Meskipun porsi komedi yang terlalu dominan di awal film ini, terkadang terjebak dengan komedi slapstick lengkap dengan musik yang komikal ini membuat beberapa bagian film ini terkesan tersendat-sendat. Akhirnya setelah beberapa menit filmnya, Hijab tahu bagaimana ritme dan tempo dari filmnya. Tak hanya melulu komedi, ada drama persahabatan yang memiliki turning point untuk filmnya. Meski masih terselip satu scoring khas yang grande saat film ini memiliki turning point.
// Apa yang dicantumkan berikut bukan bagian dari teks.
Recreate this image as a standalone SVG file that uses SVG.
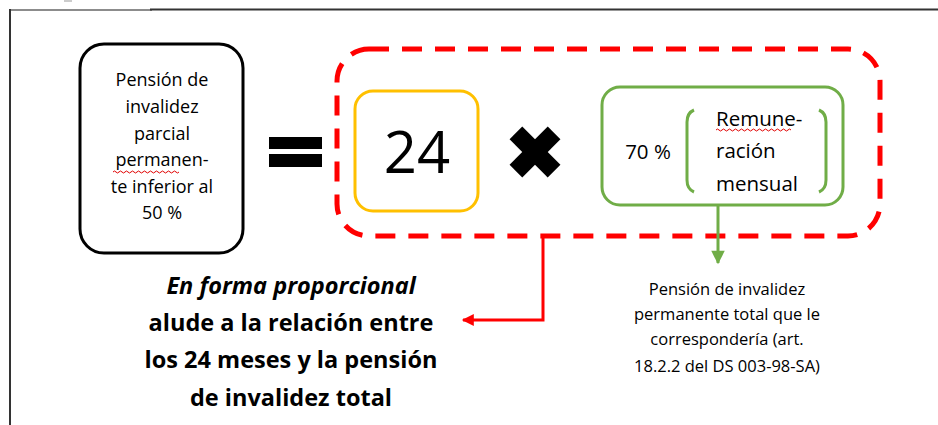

Film Hijab pun didukung dengan teknis yang sangat baik di bagian Director of Photography-nya. Hijab yang mengusung tren dari sosial media, Instagram pun memiliki gambar yang sangat indah layaknya foto-foto miliki seleb instagram. Faozan Rizal berhasil mengadaptasi gambar-gambar ala Seleb Instagram ke sebuah gambar bergerak dengan komposisi yang sangat bagus. Sehingga, gambar-gambar di film ini bisa memanjakan mata penontonnya. 


Jangan lupakan para ensemble cast di film ini yang seperti bermain dengan sangat baik untuk menghidupkan film ini yang memiliki dialog yang dinamis. Zaskia Adya, Carissa Puteri, Tika Bravani, dan Natasha Rizky berhasil memiliki chemistry untuk meyakinkan penontonnya bahwa mereka bersahabat. Juga dengan barisan para suami seperti Mike Lucock, Nino Fernandez, Ananda Omesh, dan Dion Wiyoko yang berhasil membaur dengan suasana di film ini. Semua tampil tanpa beban dan lupa mereka sedang di depan kamera. Belum lagi special appearance mulai Sophia Latjuba, Jajang C. Noer, hingga seleb instagram fenomenal Dijahyellow ikut hadir untuk meramaikan film ini. 


Untuk melepas rindu dengan Hanung Bramantyo yang dulu, Hijab adalah karya miliknya yang sangat menyenangkan. Mengangkat fenomena fashion, outfit of the day, dan online shop lewat media sosial berbasis foto, Instagram, dengan kemasan yang menyenangkan. Film komedi dengan sindiran-sindiran tajam dengan isu-isu yang berat dan didukung dengan sinematografi indah milik Faozan Rizal ini berhasil menjadi salah satu karya terbaik milik Hanung Bramantyo.